Come da previsioni, il partito del miliardario populista Andrej Babis, soprannominato il «Trump ceco», vince le elezioni parlamentari nella Repubblica Ceca. La sua Alleanza dei cittadini scontenti (Ano, che significa anche «sì» in ceco) avrebbe preso circa il 32% dei voti, il 13% in più rispetto al voto di quattro anni fa. E se nessuno si è sorpreso della vittoria del magnate dell’agroalimetare (e dei media) largamente anticipato dai sondaggi delle ultime settimane, è stata alquanto inaspettato l’impressionante exploit del Spd, partito di destra xenofobo e anti europeista guidato dall’uomo d’affari ceco di origine giapponese, Tomio Okamura che, quando le schede spogliate sono circa un quarto, sarebbe diventato il secondo partito del Paese con circa il 12% dei consensi. Crollano invece i socialdemocratici del Cssd, vincitori delle elezioni di quattro anni fa, passati dal 20,5% ad un misero 7,9%, superati dalla terza formazione del Paese, i comunisti Kscm ( 11,2%), seguiti dai Pirati ( 9%).
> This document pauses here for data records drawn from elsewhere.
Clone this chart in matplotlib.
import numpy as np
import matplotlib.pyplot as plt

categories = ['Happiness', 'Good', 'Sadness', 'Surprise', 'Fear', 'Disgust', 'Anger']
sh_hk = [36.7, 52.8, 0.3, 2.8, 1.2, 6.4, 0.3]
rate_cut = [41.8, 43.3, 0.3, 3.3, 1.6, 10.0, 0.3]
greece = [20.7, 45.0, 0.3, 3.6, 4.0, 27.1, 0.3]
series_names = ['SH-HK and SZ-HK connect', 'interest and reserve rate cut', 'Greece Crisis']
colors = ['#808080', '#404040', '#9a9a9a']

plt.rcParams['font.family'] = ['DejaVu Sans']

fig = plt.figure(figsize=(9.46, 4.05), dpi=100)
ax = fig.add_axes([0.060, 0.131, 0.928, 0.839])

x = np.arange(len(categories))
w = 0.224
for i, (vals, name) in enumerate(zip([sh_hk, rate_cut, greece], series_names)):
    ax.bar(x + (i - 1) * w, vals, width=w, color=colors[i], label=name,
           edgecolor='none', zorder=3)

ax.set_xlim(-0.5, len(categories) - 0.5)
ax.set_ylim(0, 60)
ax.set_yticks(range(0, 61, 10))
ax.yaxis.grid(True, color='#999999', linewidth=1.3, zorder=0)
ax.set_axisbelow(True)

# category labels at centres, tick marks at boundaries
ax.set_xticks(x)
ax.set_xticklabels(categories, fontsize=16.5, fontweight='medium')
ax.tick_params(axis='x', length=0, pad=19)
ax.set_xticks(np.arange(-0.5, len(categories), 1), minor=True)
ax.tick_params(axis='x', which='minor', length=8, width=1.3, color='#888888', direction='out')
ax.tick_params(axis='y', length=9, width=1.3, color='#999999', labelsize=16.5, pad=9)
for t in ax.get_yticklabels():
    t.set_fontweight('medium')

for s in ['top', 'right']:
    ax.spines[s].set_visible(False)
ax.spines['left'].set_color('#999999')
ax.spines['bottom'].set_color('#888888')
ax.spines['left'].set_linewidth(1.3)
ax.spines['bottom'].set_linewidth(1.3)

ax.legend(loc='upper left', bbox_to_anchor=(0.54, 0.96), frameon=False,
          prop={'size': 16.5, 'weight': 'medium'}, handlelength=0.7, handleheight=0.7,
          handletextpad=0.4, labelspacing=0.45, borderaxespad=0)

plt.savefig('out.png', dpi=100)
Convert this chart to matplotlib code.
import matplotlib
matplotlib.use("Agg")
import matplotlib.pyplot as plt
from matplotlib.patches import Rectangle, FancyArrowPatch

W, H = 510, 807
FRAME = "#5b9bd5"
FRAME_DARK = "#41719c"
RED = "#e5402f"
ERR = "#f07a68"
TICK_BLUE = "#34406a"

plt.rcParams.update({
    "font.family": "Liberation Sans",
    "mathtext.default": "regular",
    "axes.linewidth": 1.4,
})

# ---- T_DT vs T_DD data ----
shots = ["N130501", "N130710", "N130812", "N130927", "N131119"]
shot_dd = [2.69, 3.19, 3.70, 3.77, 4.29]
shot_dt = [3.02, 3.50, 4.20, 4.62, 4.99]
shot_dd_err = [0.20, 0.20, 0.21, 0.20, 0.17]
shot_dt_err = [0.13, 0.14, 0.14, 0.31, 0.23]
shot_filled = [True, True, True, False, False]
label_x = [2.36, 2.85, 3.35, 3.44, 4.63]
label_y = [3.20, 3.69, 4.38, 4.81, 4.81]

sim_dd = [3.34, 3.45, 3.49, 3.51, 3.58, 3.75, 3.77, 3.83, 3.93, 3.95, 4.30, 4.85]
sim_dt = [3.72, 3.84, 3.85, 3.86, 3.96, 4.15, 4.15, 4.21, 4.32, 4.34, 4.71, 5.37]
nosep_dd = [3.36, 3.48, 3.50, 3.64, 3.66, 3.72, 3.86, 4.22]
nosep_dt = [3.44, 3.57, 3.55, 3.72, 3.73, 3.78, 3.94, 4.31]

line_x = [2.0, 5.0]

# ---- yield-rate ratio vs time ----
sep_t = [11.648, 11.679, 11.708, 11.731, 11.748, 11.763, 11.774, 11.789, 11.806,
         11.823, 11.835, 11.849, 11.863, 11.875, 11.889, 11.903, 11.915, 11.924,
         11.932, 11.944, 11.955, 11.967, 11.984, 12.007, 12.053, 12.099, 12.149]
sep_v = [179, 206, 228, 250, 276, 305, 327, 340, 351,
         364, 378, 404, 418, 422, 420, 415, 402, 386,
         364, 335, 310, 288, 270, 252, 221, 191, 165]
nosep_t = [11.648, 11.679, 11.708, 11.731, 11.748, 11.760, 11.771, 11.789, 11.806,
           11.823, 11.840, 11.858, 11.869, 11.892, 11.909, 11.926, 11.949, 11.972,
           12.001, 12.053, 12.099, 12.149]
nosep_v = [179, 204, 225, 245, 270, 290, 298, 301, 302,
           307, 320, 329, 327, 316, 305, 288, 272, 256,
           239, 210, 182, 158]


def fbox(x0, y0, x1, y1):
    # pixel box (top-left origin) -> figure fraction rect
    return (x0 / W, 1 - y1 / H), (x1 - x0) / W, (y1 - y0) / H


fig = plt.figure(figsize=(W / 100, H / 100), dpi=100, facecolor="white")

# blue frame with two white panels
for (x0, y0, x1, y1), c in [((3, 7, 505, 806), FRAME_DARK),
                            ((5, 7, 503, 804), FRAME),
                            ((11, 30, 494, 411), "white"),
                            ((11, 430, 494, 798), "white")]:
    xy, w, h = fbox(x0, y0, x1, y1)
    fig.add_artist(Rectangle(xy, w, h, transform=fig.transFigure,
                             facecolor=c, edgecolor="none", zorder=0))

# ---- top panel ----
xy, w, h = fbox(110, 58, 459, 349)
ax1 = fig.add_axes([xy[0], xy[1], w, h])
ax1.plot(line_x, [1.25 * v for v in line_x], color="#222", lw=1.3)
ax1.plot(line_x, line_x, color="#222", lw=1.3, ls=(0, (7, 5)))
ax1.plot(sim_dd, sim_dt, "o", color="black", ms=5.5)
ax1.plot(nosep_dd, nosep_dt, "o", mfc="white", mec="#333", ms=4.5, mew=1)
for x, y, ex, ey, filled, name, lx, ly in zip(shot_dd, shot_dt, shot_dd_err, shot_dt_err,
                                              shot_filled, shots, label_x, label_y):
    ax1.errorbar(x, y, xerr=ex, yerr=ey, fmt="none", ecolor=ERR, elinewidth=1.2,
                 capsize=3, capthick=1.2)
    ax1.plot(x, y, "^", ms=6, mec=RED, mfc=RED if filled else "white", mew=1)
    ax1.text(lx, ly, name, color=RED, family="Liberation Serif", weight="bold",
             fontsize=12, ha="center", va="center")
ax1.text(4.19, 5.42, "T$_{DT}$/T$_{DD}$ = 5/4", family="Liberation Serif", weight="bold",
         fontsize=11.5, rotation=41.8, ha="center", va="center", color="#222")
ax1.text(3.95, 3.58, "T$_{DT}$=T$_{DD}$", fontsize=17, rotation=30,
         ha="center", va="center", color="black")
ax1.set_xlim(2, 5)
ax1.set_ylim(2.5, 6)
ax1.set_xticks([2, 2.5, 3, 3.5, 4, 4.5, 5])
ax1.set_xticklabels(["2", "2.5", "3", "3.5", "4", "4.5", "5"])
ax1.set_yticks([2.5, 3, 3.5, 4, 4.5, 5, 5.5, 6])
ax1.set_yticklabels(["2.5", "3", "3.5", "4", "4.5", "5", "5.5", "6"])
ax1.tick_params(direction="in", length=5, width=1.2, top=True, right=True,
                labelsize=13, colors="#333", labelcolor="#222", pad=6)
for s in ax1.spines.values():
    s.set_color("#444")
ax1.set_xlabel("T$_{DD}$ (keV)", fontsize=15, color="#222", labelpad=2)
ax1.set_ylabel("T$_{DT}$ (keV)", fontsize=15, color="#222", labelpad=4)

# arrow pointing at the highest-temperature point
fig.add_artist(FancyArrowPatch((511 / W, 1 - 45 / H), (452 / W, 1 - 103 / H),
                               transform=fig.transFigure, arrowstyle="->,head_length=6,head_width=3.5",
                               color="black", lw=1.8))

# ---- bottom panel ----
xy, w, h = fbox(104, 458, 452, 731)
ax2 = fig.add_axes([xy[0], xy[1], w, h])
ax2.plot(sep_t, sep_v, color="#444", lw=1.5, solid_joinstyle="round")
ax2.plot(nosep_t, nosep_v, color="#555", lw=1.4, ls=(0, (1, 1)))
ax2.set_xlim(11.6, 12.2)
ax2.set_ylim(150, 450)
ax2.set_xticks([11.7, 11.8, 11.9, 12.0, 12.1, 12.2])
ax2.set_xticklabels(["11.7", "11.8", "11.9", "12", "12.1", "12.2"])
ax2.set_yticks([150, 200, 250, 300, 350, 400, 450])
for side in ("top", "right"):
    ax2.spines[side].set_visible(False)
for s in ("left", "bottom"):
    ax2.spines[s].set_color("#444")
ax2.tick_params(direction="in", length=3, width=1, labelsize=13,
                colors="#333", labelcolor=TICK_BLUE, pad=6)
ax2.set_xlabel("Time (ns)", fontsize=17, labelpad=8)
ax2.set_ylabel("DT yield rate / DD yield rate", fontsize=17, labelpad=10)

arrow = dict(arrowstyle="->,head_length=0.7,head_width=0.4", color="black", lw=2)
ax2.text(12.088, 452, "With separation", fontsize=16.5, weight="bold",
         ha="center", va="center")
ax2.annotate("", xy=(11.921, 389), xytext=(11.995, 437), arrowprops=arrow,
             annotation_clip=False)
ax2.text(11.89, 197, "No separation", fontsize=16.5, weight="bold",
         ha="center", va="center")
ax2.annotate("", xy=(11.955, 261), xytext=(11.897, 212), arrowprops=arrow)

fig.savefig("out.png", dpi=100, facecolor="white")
La Repubblica Ceca sceglie così di mettersi nelle mani di un miliardario accusato (in patria e in Europa) di frode fiscale, che ha promesso di guidare il Paese come se fosse un’azienda, di combattere l’immigrazione musulmana e limitare i legami con l’Unione Europea. Al suo fianco siederanno i deputati del secondo partito, una formazione «anti-sistema e anti stranieri», quel Spd che in campagna ha puntato tutto sulla lotta ai musulmani e sull’uscita dalla Ue. Il suo leader, nato a Tokyo ma cittadino ceco, ha per mesi invitato i concittadini a smetterla di mangiare kebab e a portare cani e maiali a spasso vicino alle moschee.

Ora Babis, che negli scorsi mesi aveva giurato che mai si sarebbe alleato con gli estremisti di Okuamura, nè con i comunisti, dovrà iniziare a preoccuparsi per trovare un alleato di governo.